Tuesday, November 13, 2012

Why Do they Doubt Me?

I frequently found myself asking this question in Korea, and yet, here I was asking this question way too early in the morning and before coffee. Coffee could have been had at home; however, I had run out of coffee, and so had opted for a glass of tea instead. Tea was fine, but not coffee. I needed coffee.

Being me, this can't be as easy as it sounds. I had lost my wallet last week in a freak chicken-wing accident, which I still had not recovered from. I was very unhappy about the loss of the wallet, because it contained so many irreplaceable things, like all my point cards from all the coffee shops I frequented all over Korea. Losing the wallet meant a week or so of replacing all my cards and would (eventually) require that I go to the police station and file a report. I just didn't feel like the hassle yet.

So here I stood (at 8:45 in the morning) at my coffee shop, where I had gotten a new point card for my coffee about four days ago after learning thatsince my last card wasn't registeredI couldn't get the points I had lost reloaded.


I ordered the usual: Americano with an extra shot. I was tired. And cranky.

They scanned my point card, I put my 4,900 on the counter and the kid behind the counter entered into a wild spiel. Even though it was mostly in Korean I got it: "Yoginin website logging hako discount. Upsize serbice," which roughly translated to, 'if you log in to our horribly designed Korean website and figure out how to use the horribly designed non-English interface that only works in Internet Explorer 7, not 8, no, never 8, and give it all your personal information including passport number and ID number in over an unsecured line, than you can get a free upgrade and only have to pay 3,900 for your coffee.'.

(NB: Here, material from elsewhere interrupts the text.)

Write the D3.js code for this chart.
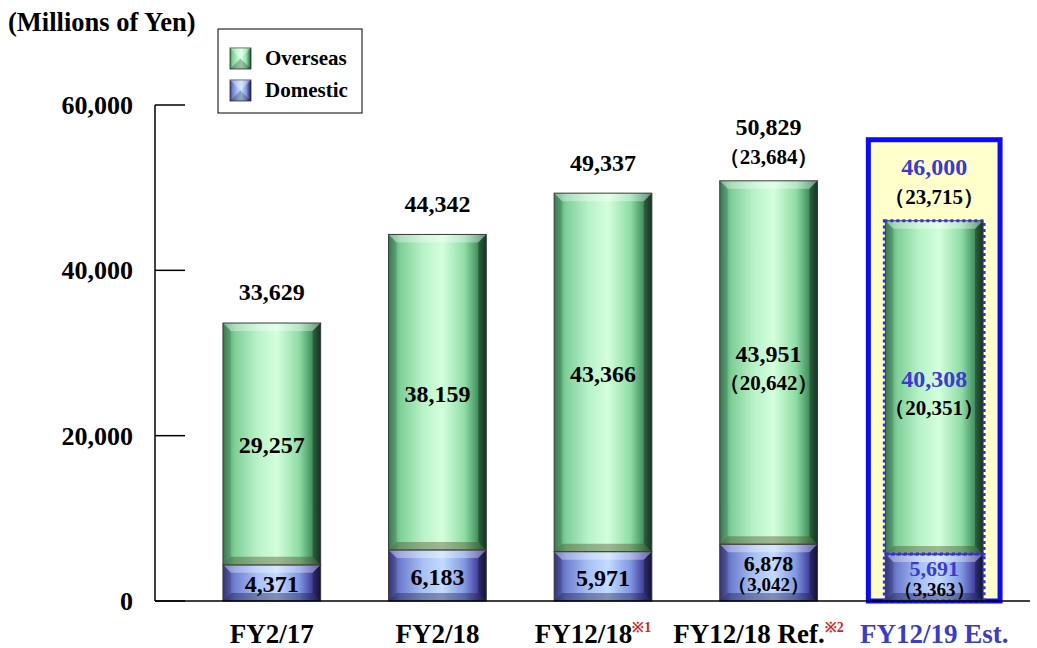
<!DOCTYPE html>
<html>
<head>
<meta charset="utf-8">
<script src="https://cdn.jsdelivr.net/npm/d3@7"></script>
<style>
  html, body { margin: 0; padding: 0; background: #fff; }
  svg text { font-family: "Liberation Serif", "Times New Roman", serif; font-weight: bold; }
</style>
</head>
<body>
<svg id="chart" width="1037" height="648"></svg>
<script>
// Net sales by fiscal period (millions of yen)
const categories = ["FY2/17", "FY2/18", "FY12/18", "FY12/18 Ref.", "FY12/19 Est."];
const notes      = ["", "", "※1", "※2", ""];
const overseas   = [29257, 38159, 43366, 43951, 40308];
const domestic   = [4371, 6183, 5971, 6878, 5691];
const totals     = [33629, 44342, 49337, 50829, 46000];
// figures shown in parentheses (comparable-period basis)
const subTotals   = [null, null, null, 23684, 23715];
const subOverseas = [null, null, null, 20642, 20351];
const subDomestic = [null, null, null, 3042, 3363];
const yTicks = [0, 20000, 40000, 60000];
const estimateIndex = 4;

const svg = d3.select("#chart");
const fmt = d3.format(",");
const blue = "#3b3bd0";

const x = d3.scaleBand().domain(categories).range([189, 1017]).paddingInner(0.41).paddingOuter(0.205);
const y = d3.scaleLinear().domain([0, 60000]).range([601, 105]);

// ---- gradients ----
const defs = svg.append("defs");
function hGrad(id, stops) {
  const g = defs.append("linearGradient").attr("id", id).attr("x1", 0).attr("x2", 1).attr("y1", 0).attr("y2", 0);
  stops.forEach(([o, c]) => g.append("stop").attr("offset", o).attr("stop-color", c));
}
hGrad("gGreen", [[0, "#3f8a5c"], [0.12, "#7fcf98"], [0.35, "#b8f2c8"], [0.55, "#d4ffdc"], [0.78, "#8fdca6"], [0.9, "#4a9a66"], [1, "#1c4a2e"]]);
hGrad("gBlue", [[0, "#3a3a8a"], [0.12, "#7080d0"], [0.35, "#a8c0f4"], [0.55, "#c4dcff"], [0.78, "#8098e0"], [0.9, "#4a4aa8"], [1, "#1a1a50"]]);

// ---- estimate highlight frame ----
const ex = x(categories[estimateIndex]);
svg.append("rect")
  .attr("x", ex - 17).attr("y", y(totals[estimateIndex]) - 81)
  .attr("width", x.bandwidth() + 34).attr("height", y(0) - y(totals[estimateIndex]) + 81)
  .attr("fill", "#ffffcc").attr("stroke", "#0a0aff").attr("stroke-width", 5);

// ---- bars ----
const segs = [];
categories.forEach((c, i) => {
  segs.push({ c, i, kind: "d", y0: 0, y1: domestic[i] });
  segs.push({ c, i, kind: "o", y0: domestic[i], y1: domestic[i] + overseas[i] });
});

const bev = 8;
const bw = x.bandwidth();
const g = svg.append("g");
segs.forEach(s => {
  const x0 = x(s.c), top = y(s.y1), bot = y(s.y0), h = bot - top;
  const grp = g.append("g");
  grp.append("rect").attr("x", x0).attr("y", top).attr("width", bw).attr("height", h)
    .attr("fill", s.kind === "o" ? "url(#gGreen)" : "url(#gBlue)");
  const b = Math.min(bev, h / 3);
  // bevelled edges: light top, dark bottom, shaded sides
  grp.append("path").attr("d", `M${x0},${top}L${x0 + bw},${top}L${x0 + bw - b},${top + b}L${x0 + b},${top + b}Z`)
    .attr("fill", "#ffffff").attr("opacity", 0.35);
  grp.append("path").attr("d", `M${x0},${bot}L${x0 + bw},${bot}L${x0 + bw - b},${bot - b}L${x0 + b},${bot - b}Z`)
    .attr("fill", s.kind === "o" ? "#4a4a20" : "#1a1a4a").attr("opacity", 0.4);
  grp.append("path").attr("d", `M${x0},${top}L${x0 + b},${top + b}L${x0 + b},${bot - b}L${x0},${bot}Z`)
    .attr("fill", "#000").attr("opacity", 0.12);
  grp.append("path").attr("d", `M${x0 + bw},${top}L${x0 + bw - b},${top + b}L${x0 + bw - b},${bot - b}L${x0 + bw},${bot}Z`)
    .attr("fill", "#000").attr("opacity", 0.3);
  grp.append("rect").attr("x", x0).attr("y", top).attr("width", bw).attr("height", h)
    .attr("fill", "none").attr("stroke", "#3a3a3a").attr("stroke-width", 1);
  if (s.i === estimateIndex) {
    grp.append("rect").attr("x", x0 - 1).attr("y", top).attr("width", bw + 2).attr("height", h)
      .attr("fill", "none").attr("stroke", "#3030e0").attr("stroke-width", 3).attr("stroke-dasharray", "3,3");
  }
});

// ---- axes ----
const axis = svg.append("g");
axis.append("line").attr("x1", 155).attr("x2", 155).attr("y1", y(60000)).attr("y2", y(0)).attr("stroke", "#000").attr("stroke-width", 1.5);
axis.append("line").attr("x1", 155).attr("x2", 1030).attr("y1", y(0)).attr("y2", y(0)).attr("stroke", "#000").attr("stroke-width", 1.5);
axis.selectAll(".tick").data(yTicks).join("line")
  .attr("x1", 155).attr("x2", 185).attr("y1", d => y(d)).attr("y2", d => y(d))
  .attr("stroke", "#000").attr("stroke-width", 1.5);
axis.selectAll(".tl").data(yTicks).join("text")
  .attr("x", 133).attr("y", d => y(d)).attr("dy", "0.35em")
  .attr("text-anchor", "end").attr("font-size", 26).text(d => fmt(d));

svg.append("text").attr("x", 8).attr("y", 31).attr("font-size", 26.5).text("(Millions of Yen)");

// ---- value labels ----
const paren = v => `（${fmt(v)}）`;
const lab = svg.append("g").attr("text-anchor", "middle");
function label(cx, cy, txt, size, color) {
  lab.append("text").attr("x", cx).attr("y", cy).attr("dy", "0.35em")
    .attr("font-size", size).attr("fill", color).text(txt);
}
categories.forEach((c, i) => {
  const cx = x(c) + bw / 2;
  const col = i === estimateIndex ? blue : "#000";
  const top = y(domestic[i] + overseas[i]);
  // totals above bar
  if (subTotals[i] == null) {
    label(cx, top - 31, fmt(totals[i]), 24, col);
  } else {
    label(cx, top - 54, fmt(totals[i]), 24, col);
    label(cx, top - 24, paren(subTotals[i]), 21, "#000");
  }
  // overseas segment
  const om = (y(domestic[i]) + top) / 2;
  if (subOverseas[i] == null) {
    label(cx, om + 1, fmt(overseas[i]), 24, col);
  } else {
    label(cx, om - 9, fmt(overseas[i]), 24, col);
    label(cx, om + 20, paren(subOverseas[i]), 21, "#000");
  }
  // domestic segment
  const dm = (y(0) + y(domestic[i])) / 2;
  if (subDomestic[i] == null) {
    label(cx, dm + 1, fmt(domestic[i]), 24, col);
  } else {
    label(cx, dm - 9, fmt(domestic[i]), 22, col);
    label(cx, dm + 12, paren(subDomestic[i]), 19, "#000");
  }
});

// ---- category labels ----
const cat = svg.append("g");
categories.forEach((c, i) => {
  const t = cat.append("text").attr("x", x(c) + bw / 2 - (notes[i] ? 10 : 0)).attr("y", 643)
    .attr("text-anchor", "middle").attr("font-size", 27)
    .attr("fill", i === estimateIndex ? blue : "#000");
  t.append("tspan").text(c);
  if (notes[i]) {
    t.append("tspan").attr("font-size", 14).attr("fill", "#e02020").attr("dy", -11).text(notes[i]);
  }
});

// ---- legend ----
const leg = svg.append("g");
leg.append("rect").attr("x", 218).attr("y", 29).attr("width", 144).attr("height", 84)
  .attr("fill", "#fff").attr("stroke", "#000").attr("stroke-width", 1);
[["Overseas", "url(#gGreen)", 48], ["Domestic", "url(#gBlue)", 80]].forEach(([name, fill, yy]) => {
  const s = 21, sx = 230;
  leg.append("rect").attr("x", sx).attr("y", yy).attr("width", s).attr("height", s).attr("fill", fill).attr("stroke", "#333").attr("stroke-width", 0.8);
  leg.append("path").attr("d", `M${sx},${yy}L${sx + s},${yy}L${sx + s / 2},${yy + s / 2}Z`).attr("fill", "#fff").attr("opacity", 0.3);
  leg.append("path").attr("d", `M${sx},${yy + s}L${sx + s},${yy + s}L${sx + s / 2},${yy + s / 2}Z`).attr("fill", "#000").attr("opacity", 0.25);
  leg.append("text").attr("x", 265).attr("y", yy + 10).attr("dy", "0.35em").attr("font-size", 21).text(name);
});
</script>
</body>
</html>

I smiled. I repeated my original order for coffee in Korean and pretended like I really didn't know what he was saying.

I get the spiel again. For some reason I decided to engage. I responded back in my Korean "Your website doesn't work and I don't feel like doing this; can I please just have my coffee?" To which they offered to help.

Why? Why must you question me? I already know this is going to be a pain in the ass and a waste of my valuable time and do I look like I really am in so much desperate need that you must, simply must, log in to the website so I can get my free upgrade? Apparently, yes, yes, I do.

Nice boy went over to one of the computers and spent over five minutes just trying to find the button on the website of his company that said membership. This was how badly designed the website was: it wasn't just the waygooks that couldn't use it, the Koreans had no idea what to do either. He finally managed to find the button and then after that I gave him all my personal private information.

He asked for a password and an ID, which I also give him. He clicked the button and the window crashed.

We do this four more times.

He looked at me and smiled sheepishly.

I had now been kept from my coffee for an extra fifteen minutes, playing a game I already knew I would lose. I was not amused.

"Kopinun jjigumm hasigoita?" Can I have my coffee now, please?

"Yes, yes, sorry, yes, so sorry." And he ran behind the counter where he consulted with the other Korean running the shop and they whispered quietly about how they would have to charge me more. I had already put an extra 1,000 won on the counter to cover the difference but this didn't stop the rushed hushed talking. Eventually I did manage to get the coffee. And after about five minutes and more hushed whispering, Korean Number 2 brought me my change and apologized profusely for the poorly designed website.

I smiled bitterly into my black-as-night drink and pocketed my change.